A recent decision handed down by the Administrative Review Tribunal highlights some of the key problems. In Smith and Commissioner of Taxation [2026] ARTA 25 the taxpayer appeared to rely on AI
tools to identify cases which supported their argument, but this approach was shot down by the Tribunal. Some of the cases didn’t exist and others were simply not relevant to the matter being considered.
If the person using the AI tool doesn’t verify the existence of the cases provided by the tool and read them to ensure their relevance then “the Tribunal’s resources are being wasted, as the Tribunal must look for cases that don’t exist and read cases that have no relevance at all”.
ATO Scrutiny is Increasing, not Decreasing
The ATO isn’t anti-AI—they use it internally for fraud detection and analytics. But for you? The ATO’s misinformation guide makes it clear that AI tools can provide false, inaccurate, incomplete or outdated information.

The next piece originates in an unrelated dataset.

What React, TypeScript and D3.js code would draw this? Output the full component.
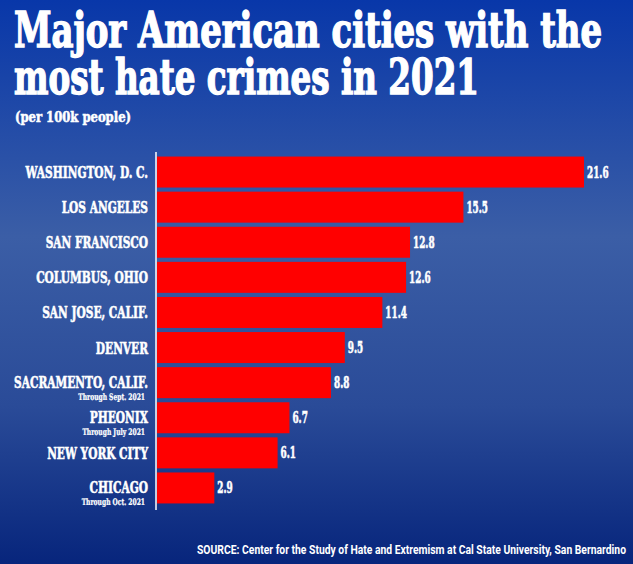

The ATO’s message is to verify everything, or face the music. Surveys reveal 64% of businesses seek AI accounting help first, only for pros to unscramble the mess—wasting time and money.
ATO AI transparency statement | Australian Taxation Office
Protect yourself from misinformation and disinformation | Australian Taxation Office
When something is wrong, the ATO will generally amend the return, charge interest and may apply penalties—even if the mistake came from AI advice rather than intent.
We are seeing this play out most clearly with work-from-home claims, property deductions and SMSF compliance.
Superannuation: High Stakes, Little Margin for Error
Super is an area where AI advice can be particularly dangerous. Self-managed super funds, in particular, operate under strict rules. AI often overlooks key issues such as eligibility, timing, purpose tests and investment restrictions. The result can be non-compliance, forced unwinding of transactions and penalties that run into thousands of dollars.
Super mistakes can also permanently damage your retirement savings.
Data Security and Privacy
There is also a practical risk many people overlook: entering personal or financial information into AI platforms. Once data is entered, you lose control over how it is stored or used. This creates privacy and fraud risks that are simply not worth taking.
A Smarter Approach: AI Plus Professional Advice
AI is best used as a support tool, not a decision-maker. It can help you understand the landscape, but important tax and super decisions should always be reviewed in light of your full circumstances.
At our firm, we encourage clients to bring questions early, test ideas and have conversations before acting. That approach almost always costs less than fixing problems after the fact.
The bottom line: AI can be a helpful assistant, but it is not your accountant. When it comes to protecting your wealth and staying compliant, tailored professional advice remains essential.